As a former president of the Nassau County District Court Judge Association, as well as an erstwhile social worker in the City of New York, Justice Commissiong Gianelli said her signature work began when she was chosen to preside over the Adolescent Diversion Part (ADP) – one of only nine statewide pilot projects to handle adolescent misdemeanor and felony cases.
An alumnus of Brooklyn Law School and Syracuse University’s School of Social Work in upstate New York, Commissiong Gianelli previously served as an assistant district attorney in the Manhattan District Attorney’s Office and as counsel to the New York State Grievance Committee.
Prior to her appointment to the District Court by Nassau County Executive Thomas Suozzi, Commissiong Gianelli served as majority counsel to the Nassau County Legislature from 2000-2005.
She currently serves on the New York State Judiciary Advisory Council, and is a member of the New York State Bar Association; Nassau County Bar Association; Nassau County Women’s Bar Association; and, “quite proudly,” the Criminal Courts Bar Association of Nassau County.

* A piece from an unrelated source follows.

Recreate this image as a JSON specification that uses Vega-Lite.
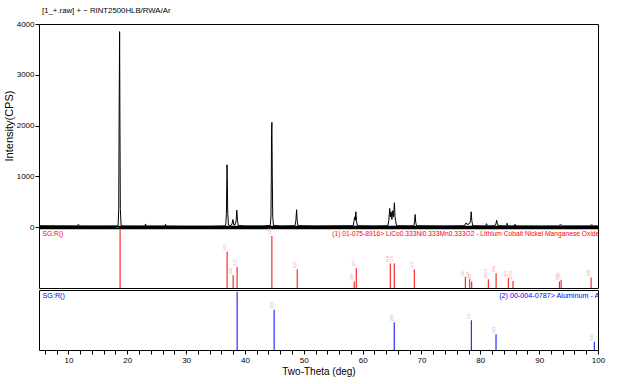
{
  "$schema": "https://vega.github.io/schema/vega-lite/v6.json",
  "background": "white",
  "padding": {"left": 2, "top": 6, "right": 5, "bottom": 5},
  "spacing": 0,
  "bounds": "flush",
  "config": {
    "font": "Liberation Sans",
    "view": {"stroke": "black", "strokeWidth": 1},
    "axis": {"labelColor": "black", "titleColor": "black", "tickColor": "black", "domainColor": "black", "grid": false, "titleFontWeight": "normal", "labelOverlap": false, "labelFlush": false},
    "title": {"fontWeight": "normal", "color": "black"}
  },
  "datasets": {
    "spectrum": [
      {"tt": 5.0, "i": 25}, {"tt": 8.0, "i": 22}, {"tt": 11.5, "i": 20}, {"tt": 11.7, "i": 55}, {"tt": 11.9, "i": 20},
      {"tt": 15.0, "i": 18}, {"tt": 18.2, "i": 20}, {"tt": 18.45, "i": 30}, {"tt": 18.55, "i": 360}, {"tt": 18.62, "i": 2280},
      {"tt": 18.7, "i": 3850}, {"tt": 18.75, "i": 2200}, {"tt": 18.82, "i": 360}, {"tt": 18.95, "i": 30}, {"tt": 19.3, "i": 20},
      {"tt": 22.0, "i": 18}, {"tt": 23.0, "i": 18}, {"tt": 23.1, "i": 60}, {"tt": 23.2, "i": 18}, {"tt": 26.4, "i": 18},
      {"tt": 26.5, "i": 55}, {"tt": 26.6, "i": 18}, {"tt": 30.0, "i": 15}, {"tt": 34.0, "i": 15}, {"tt": 36.6, "i": 20},
      {"tt": 36.75, "i": 60}, {"tt": 36.85, "i": 266}, {"tt": 36.95, "i": 1227}, {"tt": 37.0, "i": 994}, {"tt": 37.08, "i": 266},
      {"tt": 37.2, "i": 40}, {"tt": 37.6, "i": 25}, {"tt": 37.8, "i": 60}, {"tt": 37.95, "i": 147}, {"tt": 38.1, "i": 40},
      {"tt": 38.3, "i": 40}, {"tt": 38.5, "i": 120}, {"tt": 38.62, "i": 332}, {"tt": 38.72, "i": 150}, {"tt": 38.85, "i": 30},
      {"tt": 40.0, "i": 20}, {"tt": 43.0, "i": 20}, {"tt": 44.3, "i": 30}, {"tt": 44.42, "i": 200}, {"tt": 44.48, "i": 950},
      {"tt": 44.52, "i": 1843}, {"tt": 44.58, "i": 2062}, {"tt": 44.65, "i": 950}, {"tt": 44.72, "i": 200}, {"tt": 44.85, "i": 30},
      {"tt": 46.0, "i": 20}, {"tt": 48.5, "i": 25}, {"tt": 48.65, "i": 120}, {"tt": 48.78, "i": 340}, {"tt": 48.88, "i": 120},
      {"tt": 49.0, "i": 25}, {"tt": 52.0, "i": 20}, {"tt": 58.4, "i": 25}, {"tt": 58.55, "i": 130}, {"tt": 58.65, "i": 200},
      {"tt": 58.75, "i": 130}, {"tt": 58.85, "i": 300}, {"tt": 58.95, "i": 130}, {"tt": 59.1, "i": 25}, {"tt": 62.0, "i": 20},
      {"tt": 64.3, "i": 25}, {"tt": 64.45, "i": 130}, {"tt": 64.6, "i": 366}, {"tt": 64.7, "i": 200}, {"tt": 64.85, "i": 300},
      {"tt": 64.97, "i": 150}, {"tt": 65.12, "i": 320}, {"tt": 65.25, "i": 200}, {"tt": 65.4, "i": 477}, {"tt": 65.5, "i": 200},
      {"tt": 65.6, "i": 130}, {"tt": 65.75, "i": 25}, {"tt": 68.0, "i": 22}, {"tt": 68.7, "i": 25}, {"tt": 68.82, "i": 100},
      {"tt": 68.92, "i": 246}, {"tt": 69.02, "i": 100}, {"tt": 69.15, "i": 25}, {"tt": 74.0, "i": 20}, {"tt": 77.3, "i": 25},
      {"tt": 77.45, "i": 60}, {"tt": 77.6, "i": 80}, {"tt": 77.75, "i": 50}, {"tt": 78.05, "i": 60}, {"tt": 78.2, "i": 80},
      {"tt": 78.35, "i": 130}, {"tt": 78.45, "i": 300}, {"tt": 78.55, "i": 130}, {"tt": 78.7, "i": 25}, {"tt": 80.9, "i": 20},
      {"tt": 81.05, "i": 66}, {"tt": 81.2, "i": 20}, {"tt": 82.5, "i": 25}, {"tt": 82.65, "i": 60}, {"tt": 82.78, "i": 133},
      {"tt": 82.9, "i": 60}, {"tt": 83.05, "i": 25}, {"tt": 84.3, "i": 20}, {"tt": 84.45, "i": 50}, {"tt": 84.55, "i": 73},
      {"tt": 84.7, "i": 20}, {"tt": 85.8, "i": 20}, {"tt": 85.9, "i": 55}, {"tt": 86.05, "i": 20}, {"tt": 90.0, "i": 18},
      {"tt": 93.3, "i": 20}, {"tt": 93.5, "i": 40}, {"tt": 93.8, "i": 40}, {"tt": 94.0, "i": 20}, {"tt": 98.6, "i": 20},
      {"tt": 98.8, "i": 40}, {"tt": 99.0, "i": 40}, {"tt": 99.2, "i": 20}, {"tt": 100.0, "i": 20}
    ],
    "nmc": [
      {"tt": 18.78, "rel": 100, "hkl": "003"}, {"tt": 36.97, "rel": 62, "hkl": "101"}, {"tt": 37.99, "rel": 22, "hkl": "006"},
      {"tt": 38.67, "rel": 36, "hkl": "012"}, {"tt": 44.58, "rel": 89, "hkl": "104"}, {"tt": 48.88, "rel": 32, "hkl": "015"},
      {"tt": 58.57, "rel": 11, "hkl": "009"}, {"tt": 58.91, "rel": 34, "hkl": "107"}, {"tt": 64.69, "rel": 42, "hkl": "018"},
      {"tt": 65.37, "rel": 42, "hkl": "110"}, {"tt": 68.78, "rel": 32, "hkl": "113"}, {"tt": 77.45, "rel": 19, "hkl": "021"},
      {"tt": 78.2, "rel": 15, "hkl": "116"}, {"tt": 78.54, "rel": 11, "hkl": "202"}, {"tt": 81.36, "rel": 15, "hkl": "0012"},
      {"tt": 82.68, "rel": 25, "hkl": "024"}, {"tt": 84.76, "rel": 17, "hkl": "205"}, {"tt": 85.56, "rel": 12, "hkl": "1010"},
      {"tt": 93.44, "rel": 11, "hkl": "119"}, {"tt": 93.73, "rel": 14, "hkl": "027"}, {"tt": 98.83, "rel": 18, "hkl": "208"}
    ],
    "al": [
      {"tt": 38.67, "rel": 100, "hkl": "111"}, {"tt": 44.96, "rel": 69, "hkl": "200"}, {"tt": 65.37, "rel": 47.5, "hkl": "220"},
      {"tt": 78.47, "rel": 51, "hkl": "311"}, {"tt": 82.67, "rel": 27, "hkl": "222"}, {"tt": 99.37, "rel": 14, "hkl": "400"}
    ],
    "nmcText": [
      {"tt": 5.6, "v": 92, "txt": "SG:R()"},
      {"tt": 54.83, "v": 92, "txt": "(1) 01-075-8916> LiCo0.333Ni0.333Mn0.333O2 - Lithium Cobalt Nickel Manganese Oxide"}
    ],
    "alText": [
      {"tt": 5.6, "v": 93, "txt": "SG:R()"},
      {"tt": 83.2, "v": 93, "txt": "(2) 00-004-0787> Aluminum - Al"}
    ]
  },
  "vconcat": [
    {
      "width": 559,
      "height": 203,
      "title": {"text": "[1_+.raw] + − RINT2500HLB/RWA/Ar", "anchor": "start", "frame": "group", "fontSize": 7.8, "offset": 5, "dx": 3},
      "data": {"name": "spectrum"},
      "mark": {"type": "line", "color": "black", "strokeWidth": 1, "clip": true},
      "encoding": {
        "x": {"field": "tt", "type": "quantitative", "scale": {"domain": [5, 100], "nice": false, "zero": false},
              "axis": {"title": null, "labels": false, "ticks": false, "domain": true, "domainWidth": 3.5}},
        "y": {"field": "i", "type": "quantitative", "scale": {"domain": [0, 4000], "nice": false},
              "axis": {"values": [0, 1000, 2000, 3000, 4000], "format": "d", "domain": false, "tickSize": 4, "labelFontSize": 8, "labelPadding": 1,
                       "title": "Intensity(CPS)", "titleFontSize": 11, "titlePadding": 3, "minExtent": 22, "maxExtent": 22}}
      }
    },
    {
      "spacing": 2,
      "bounds": "flush",
      "vconcat": [
        {
          "width": 559,
          "height": 61,
          "layer": [
            {
              "data": {"name": "nmc"},
              "mark": {"type": "rule", "color": "#ff0000", "strokeWidth": 1},
              "encoding": {
                "x": {"field": "tt", "type": "quantitative", "scale": {"domain": [5, 100], "nice": false, "zero": false}, "axis": null},
                "y": {"field": "rel", "type": "quantitative", "scale": {"domain": [0, 104], "nice": false}, "axis": null},
                "y2": {"datum": 0}
              }
            },
            {
              "data": {"name": "nmc"},
              "mark": {"type": "text", "angle": 270, "align": "left", "baseline": "bottom", "fontSize": 4, "color": "#f29a9a", "clip": true, "dx": 1},
              "encoding": {
                "x": {"field": "tt", "type": "quantitative"},
                "y": {"field": "rel", "type": "quantitative"},
                "text": {"field": "hkl"}
              }
            },
            {
              "data": {"name": "nmcText"},
              "mark": {"type": "text", "align": "left", "baseline": "middle", "fontSize": 6.7, "color": "#ff0000", "clip": true},
              "encoding": {
                "x": {"field": "tt", "type": "quantitative"},
                "y": {"field": "v", "type": "quantitative"},
                "text": {"field": "txt"}
              }
            }
          ]
        },
        {
          "width": 559,
          "height": 60,
          "layer": [
            {
              "data": {"name": "al"},
              "mark": {"type": "rule", "color": "#0000ff", "strokeWidth": 1},
              "encoding": {
                "x": {"field": "tt", "type": "quantitative", "scale": {"domain": [5, 100], "nice": false, "zero": false},
                      "axis": {"values": [6,8,10,12,14,16,18,20,22,24,26,28,30,32,34,36,38,40,42,44,46,48,50,52,54,56,58,60,62,64,66,68,70,72,74,76,78,80,82,84,86,88,90,92,94,96,98,100],
                               "tickCount": 200, "format": "d",
                               "labelExpr": "datum.value % 10 === 0 ? datum.label : ''", "labelFlush": false, "labelOverlap": false,
                               "domain": false, "tickSize": 4, "labelFontSize": 8, "labelPadding": 2,
                               "title": "Two-Theta (deg)", "titleFontSize": 10, "titlePadding": 2}},
                "y": {"field": "rel", "type": "quantitative", "scale": {"domain": [0, 103], "nice": false}, "axis": null},
                "y2": {"datum": 0}
              }
            },
            {
              "data": {"name": "al"},
              "mark": {"type": "text", "angle": 270, "align": "left", "baseline": "bottom", "fontSize": 4, "color": "#b4b0f0", "clip": true, "dx": 1},
              "encoding": {
                "x": {"field": "tt", "type": "quantitative"},
                "y": {"field": "rel", "type": "quantitative"},
                "text": {"field": "hkl"}
              }
            },
            {
              "data": {"name": "alText"},
              "mark": {"type": "text", "align": "left", "baseline": "middle", "fontSize": 7.2, "color": "#0000ff", "clip": true},
              "encoding": {
                "x": {"field": "tt", "type": "quantitative"},
                "y": {"field": "v", "type": "quantitative"},
                "text": {"field": "txt"}
              }
            }
          ]
        }
      ]
    }
  ]
}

Justice Commissiong Gianelli is among just three Vincentian judges reportedly sitting on the bench in the New York Tri-State area.
Justice Sylvia Ash – whose father, the late Rudolph “Fire” Ash, was from Kingstown Hill, Kingstown, the Vincentian capital – serves on the bench at Kings County State Supreme Court in Brooklyn in the Civil Division.
Judge Emille Cox, who hails from Union Island in the St. Vincent Grenadines, is a supervising judge of compensation, Camden Vicinage, south New Jersey.
He has been a supervising judge in the Division of Workers’ Compensation, Department of Labor and Workforce Development, in New Jersey for 3 ½ years and a judge since 2003.